Making applesauce… it’s really easy!

This time of year always makes me long for fall in northern Ohio, the land of apple orchards. OK, maybe not THE land of apple orchards, but A land of apple orchards which is more than I can say about central Texas.  I think to myself, surely good, cheap apples will show up in the grocery stores in the fall, but they never really do. That doesn’t keep me from making up a few batches of applesauce though!

I’ve never canned my applesauce, I just make enough to refrigerate and eat in a week or two. Typically I use around 5 – 7 apples, but if you are feeding more people you can use more.

I always start with a sweet variety of apples (often Fuji or Gala because they are easy to find here), mostly because I don’t like tart apples.  If you start with sweet apples, you don’t have to add much sugar at all.

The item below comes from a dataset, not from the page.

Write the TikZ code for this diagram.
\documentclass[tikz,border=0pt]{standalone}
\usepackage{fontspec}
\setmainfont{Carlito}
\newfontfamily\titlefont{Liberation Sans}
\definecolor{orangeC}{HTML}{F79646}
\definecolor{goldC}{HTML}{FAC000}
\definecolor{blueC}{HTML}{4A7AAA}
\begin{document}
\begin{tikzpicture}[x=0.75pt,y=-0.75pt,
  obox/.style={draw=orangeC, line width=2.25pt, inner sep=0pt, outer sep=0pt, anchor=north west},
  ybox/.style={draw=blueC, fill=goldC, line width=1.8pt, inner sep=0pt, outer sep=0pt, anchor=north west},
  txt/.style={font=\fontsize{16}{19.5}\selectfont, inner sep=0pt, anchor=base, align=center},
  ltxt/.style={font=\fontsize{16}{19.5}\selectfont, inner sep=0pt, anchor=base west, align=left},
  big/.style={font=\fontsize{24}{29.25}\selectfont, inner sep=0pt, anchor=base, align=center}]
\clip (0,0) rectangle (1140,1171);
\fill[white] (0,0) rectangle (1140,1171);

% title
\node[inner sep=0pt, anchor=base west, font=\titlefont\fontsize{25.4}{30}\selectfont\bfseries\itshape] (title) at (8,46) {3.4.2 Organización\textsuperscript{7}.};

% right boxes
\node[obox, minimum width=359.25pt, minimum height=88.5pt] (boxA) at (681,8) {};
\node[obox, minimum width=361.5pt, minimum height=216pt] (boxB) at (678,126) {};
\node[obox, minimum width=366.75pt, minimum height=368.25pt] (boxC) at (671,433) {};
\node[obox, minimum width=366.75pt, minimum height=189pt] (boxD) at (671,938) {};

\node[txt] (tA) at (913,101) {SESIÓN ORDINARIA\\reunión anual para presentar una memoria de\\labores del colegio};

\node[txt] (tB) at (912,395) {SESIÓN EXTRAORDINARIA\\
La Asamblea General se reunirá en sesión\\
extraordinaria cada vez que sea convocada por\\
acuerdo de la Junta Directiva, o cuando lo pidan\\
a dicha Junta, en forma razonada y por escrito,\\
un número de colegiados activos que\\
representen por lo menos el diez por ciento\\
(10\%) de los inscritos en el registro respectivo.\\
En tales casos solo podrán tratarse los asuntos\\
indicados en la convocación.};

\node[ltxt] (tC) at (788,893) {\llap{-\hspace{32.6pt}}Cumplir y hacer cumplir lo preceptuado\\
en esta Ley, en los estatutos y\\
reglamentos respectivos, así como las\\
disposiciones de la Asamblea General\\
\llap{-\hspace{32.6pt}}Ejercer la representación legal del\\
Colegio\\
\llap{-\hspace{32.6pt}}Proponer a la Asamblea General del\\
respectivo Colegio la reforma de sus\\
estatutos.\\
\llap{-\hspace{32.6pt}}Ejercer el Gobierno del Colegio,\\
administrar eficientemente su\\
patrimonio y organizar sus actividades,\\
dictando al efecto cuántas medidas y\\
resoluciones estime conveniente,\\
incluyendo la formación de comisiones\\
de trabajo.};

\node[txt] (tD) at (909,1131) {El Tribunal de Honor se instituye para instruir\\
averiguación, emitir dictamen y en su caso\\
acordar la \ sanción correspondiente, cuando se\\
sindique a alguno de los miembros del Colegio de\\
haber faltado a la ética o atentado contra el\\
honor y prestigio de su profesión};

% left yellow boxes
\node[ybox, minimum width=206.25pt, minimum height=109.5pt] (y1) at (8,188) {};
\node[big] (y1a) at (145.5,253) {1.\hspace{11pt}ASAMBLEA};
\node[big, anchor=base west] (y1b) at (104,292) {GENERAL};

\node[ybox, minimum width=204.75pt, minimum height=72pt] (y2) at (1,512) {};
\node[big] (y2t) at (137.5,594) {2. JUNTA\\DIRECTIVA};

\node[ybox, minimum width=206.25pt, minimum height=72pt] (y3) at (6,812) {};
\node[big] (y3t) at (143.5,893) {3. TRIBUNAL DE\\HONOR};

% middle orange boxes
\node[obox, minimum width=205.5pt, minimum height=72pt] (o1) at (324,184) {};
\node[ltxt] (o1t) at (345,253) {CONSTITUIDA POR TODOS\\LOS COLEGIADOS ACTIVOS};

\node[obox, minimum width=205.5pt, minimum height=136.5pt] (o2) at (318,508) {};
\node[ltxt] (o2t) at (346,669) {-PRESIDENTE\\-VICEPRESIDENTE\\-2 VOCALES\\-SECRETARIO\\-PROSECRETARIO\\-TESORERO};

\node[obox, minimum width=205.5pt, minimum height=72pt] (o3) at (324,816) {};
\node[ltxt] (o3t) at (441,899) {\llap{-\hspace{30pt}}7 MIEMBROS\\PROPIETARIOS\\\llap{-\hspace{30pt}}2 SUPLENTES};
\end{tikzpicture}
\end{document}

And you can snack on bits of them as you’re cutting them up.

After washing my apples, I start with a handy-dandy apple corer / slicer / peeler contraption from Williams Sonoma given to me by my mother-in-law. I love everything about this tool except having to clean it when I’m done. It’s made out of metal and is very solid and it suctions to the countertop. You can choose not to peel the apples if you don’t want to.

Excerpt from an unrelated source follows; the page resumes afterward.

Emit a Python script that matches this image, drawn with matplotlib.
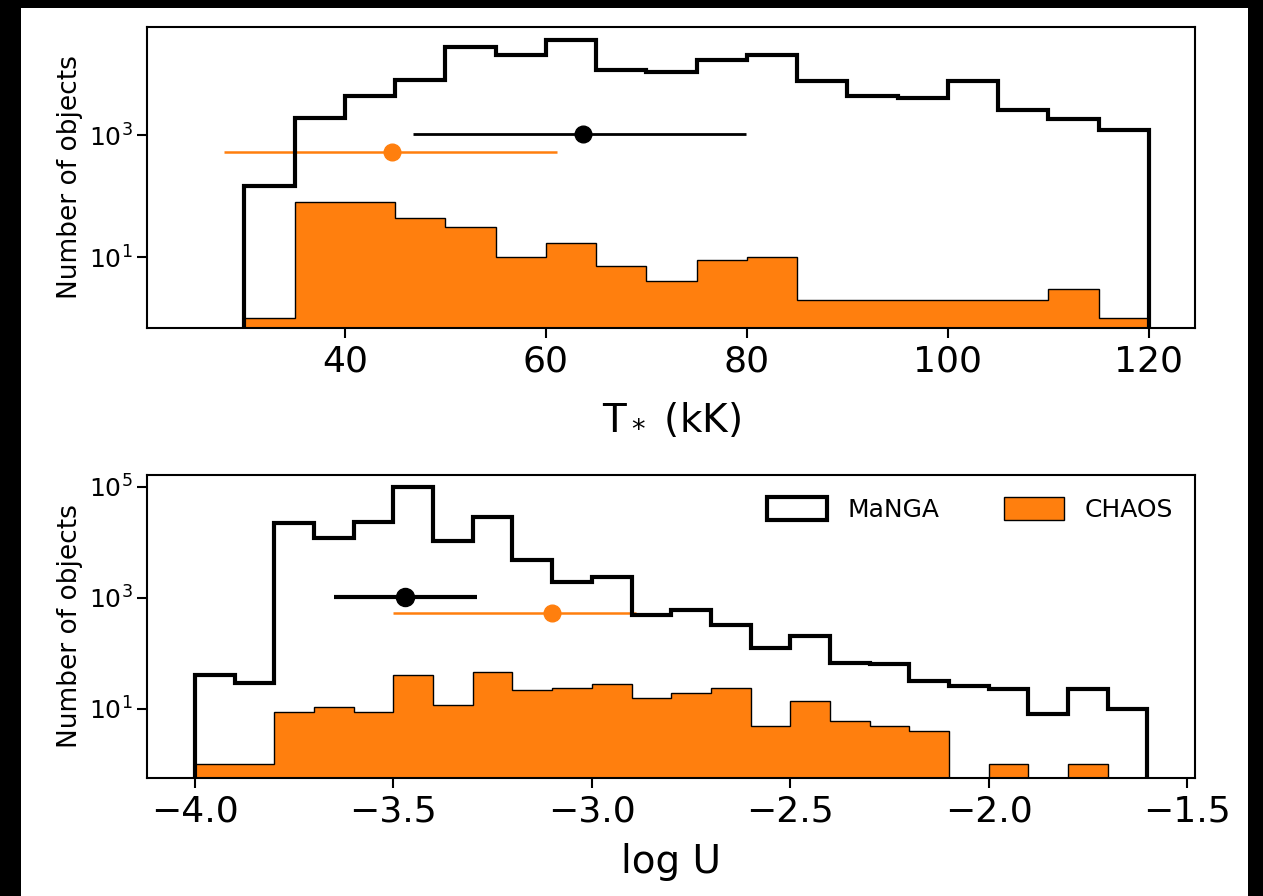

Williams Sonoma Apple Corer Peeler Slicer

The most awesome tool for coring and slicing apples.

The apple is loaded onto the corer.

Turn the crank to slice the apple.

And then you're left with the core mounted on the corer and nice round slices of apple to use.

I like my applesauce with the skins in it, but I find if I leave the skins on all of the apples, it’s a little overkill. Instead, I typically leave the skins on about half or a little more than half of the apples and peel the rest. I hand out bits of apple that don’t get used to my dog, she likes apples as much as I do.

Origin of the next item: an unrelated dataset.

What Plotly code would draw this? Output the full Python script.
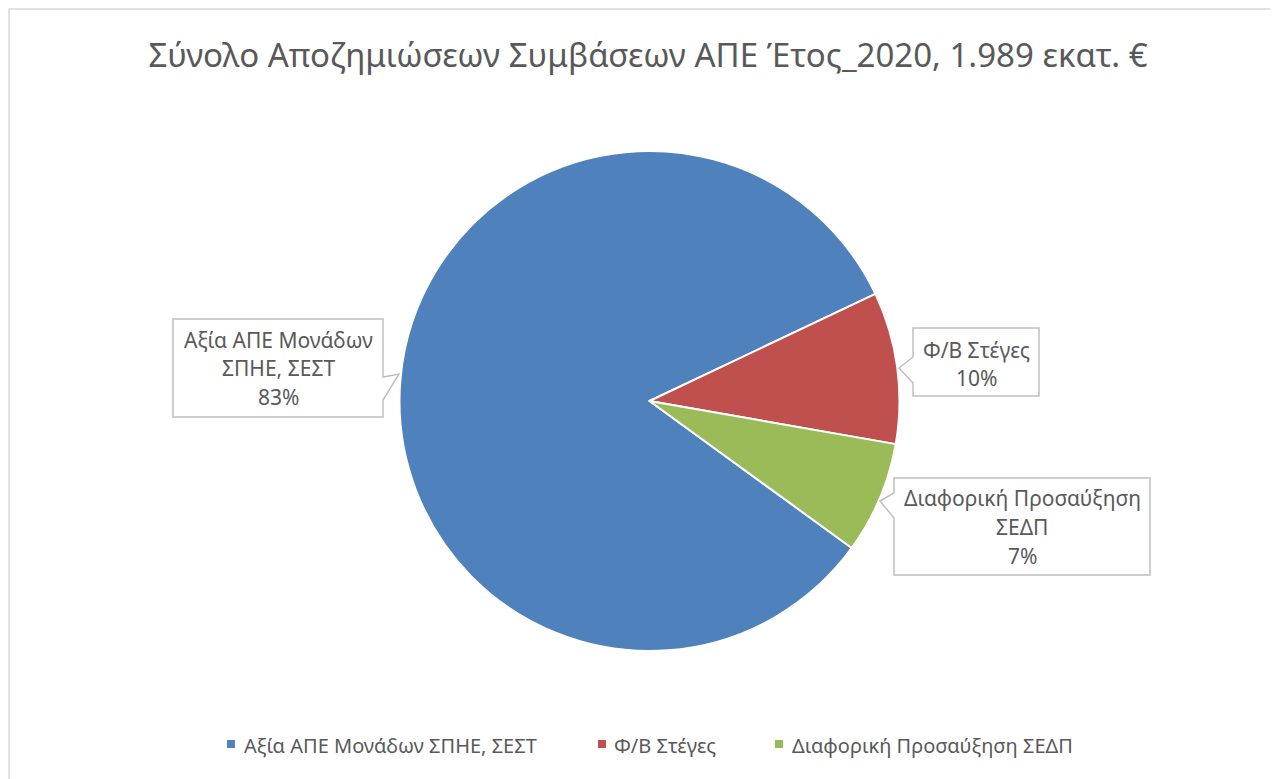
import plotly.graph_objects as go

W, H = 1278, 779
OFF = 8  # page body margin in the browser

title_text = "Σύνολο Αποζημιώσεων Συμβάσεων ΑΠΕ Έτος_2020, 1.989 εκατ. €"
categories = ["Αξία ΑΠΕ Μονάδων ΣΠΗΕ, ΣΕΣΤ", "Φ/Β Στέγες", "Διαφορική Προσαύξηση ΣΕΔΠ"]
label_lines = [["Αξία ΑΠΕ Μονάδων", "ΣΠΗΕ, ΣΕΣΤ"], ["Φ/Β Στέγες"], ["Διαφορική Προσαύξηση", "ΣΕΔΠ"]]
values = [1.650, 0.195, 0.144]
colors = ["#4f81bd", "#c0504d", "#9bbb59"]

FONT = "Noto Sans"
GRAY = "#595959"


def px(x):
    return (x - OFF) / W


def py(y):
    return 1 - (y - OFF) / H


fig = go.Figure()
fig.add_trace(go.Pie(
    labels=categories,
    values=values,
    sort=False,
    direction="clockwise",
    rotation=126,
    marker=dict(colors=colors, line=dict(color="white", width=2)),
    textinfo="none",
    hoverinfo="label+percent",
    showlegend=False,
    domain=dict(x=[px(399), px(900)], y=[py(651), py(151)]),
))

total = sum(values)
pcts = [f"{round(v / total * 100)}%" for v in values]

# callout boxes with pointers
boxes = [
    dict(l=173, r=383, path=[(173, 319), (383, 319), (383, 377), (399, 374), (383, 400), (383, 417), (173, 417)], lines_y=[340, 368, 397]),
    dict(l=913, r=1039, path=[(913, 328), (1039, 328), (1039, 396), (913, 396), (913, 383), (899, 368), (913, 357)], lines_y=[350, 378]),
    dict(l=894, r=1150, path=[(894, 478), (1150, 478), (1150, 575), (894, 575), (894, 518), (880, 501), (894, 493)], lines_y=[498, 527, 556]),
]

shapes = []
annotations = []

# chart outer border (partially visible)
shapes.append(dict(type="rect", xref="paper", yref="paper", x0=px(9), y0=-0.05, x1=1.05, y1=py(9),
                   line=dict(color="#d9d9d9", width=1.5), fillcolor="rgba(0,0,0,0)", layer="below"))

for i, bx in enumerate(boxes):
    pts = bx["path"]
    d = "M " + " L ".join(f"{px(x)},{py(y)}" for x, y in pts) + " Z"
    shapes.append(dict(type="path", xref="paper", yref="paper", path=d,
                       fillcolor="white", line=dict(color="#bfbfbf", width=1.5), layer="above"))
    texts = label_lines[i] + [pcts[i]]
    cx = (bx["l"] + bx["r"]) / 2
    for t, yy in zip(texts, bx["lines_y"]):
        annotations.append(dict(x=px(cx), y=py(yy), xref="paper", yref="paper", text=t,
                                showarrow=False, xanchor="center", yanchor="middle",
                                font=dict(family=FONT, size=21, color=GRAY)))

# legend (manual, to match spacing)
legend_marker_x = [231, 602, 779]
legend_text_x = [242, 612, 790]
LEG_Y = 745
for i, name in enumerate(categories):
    mx = legend_marker_x[i]
    shapes.append(dict(type="rect", xref="paper", yref="paper",
                       x0=px(mx - 4), x1=px(mx + 4), y0=py(LEG_Y + 3), y1=py(LEG_Y - 5),
                       fillcolor=colors[i], line=dict(width=0)))
    annotations.append(dict(x=px(legend_text_x[i]), y=py(LEG_Y), xref="paper", yref="paper", text=name,
                            showarrow=False, xanchor="left", yanchor="middle",
                            font=dict(family=FONT, size=20, color=GRAY)))

fig.update_layout(
    width=W, height=H,
    margin=dict(l=0, r=0, t=0, b=0),
    paper_bgcolor="white",
    plot_bgcolor="white",
    title=dict(text=title_text, x=px(648), xanchor="center", y=py(55), yanchor="middle",
               font=dict(family=FONT, size=33, color=GRAY)),
    showlegend=False,
    shapes=shapes,
    annotations=annotations,
)

fig.write_html("out.html")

Next up is putting the apples in a pot with some water.  For 5 apples, I start with about one cup of water and add more towards the end if needed.  I also add a healthy dose of cinnamon, the best spice ever, and a sprinkling of ginger and brown sugar.

Put the heat on medium, cover and let cook. If it starts to boil, turn the heat down to low.

Partially cooked apples

It takes probably about 30 – 40 minutes to fully cook the apples.  Once they are soft enough, mash them up with a utensil in the pot. I use a wooden spoon or plastic potato masher. Check the consistency and add more water and cook longer if needed.  Taste test and add more spice or sugar. Go light on the sugar though, because not much is needed at all.

The finished product!

Last – eat some warm, refrigerate the rest and enjoy the rest of the week!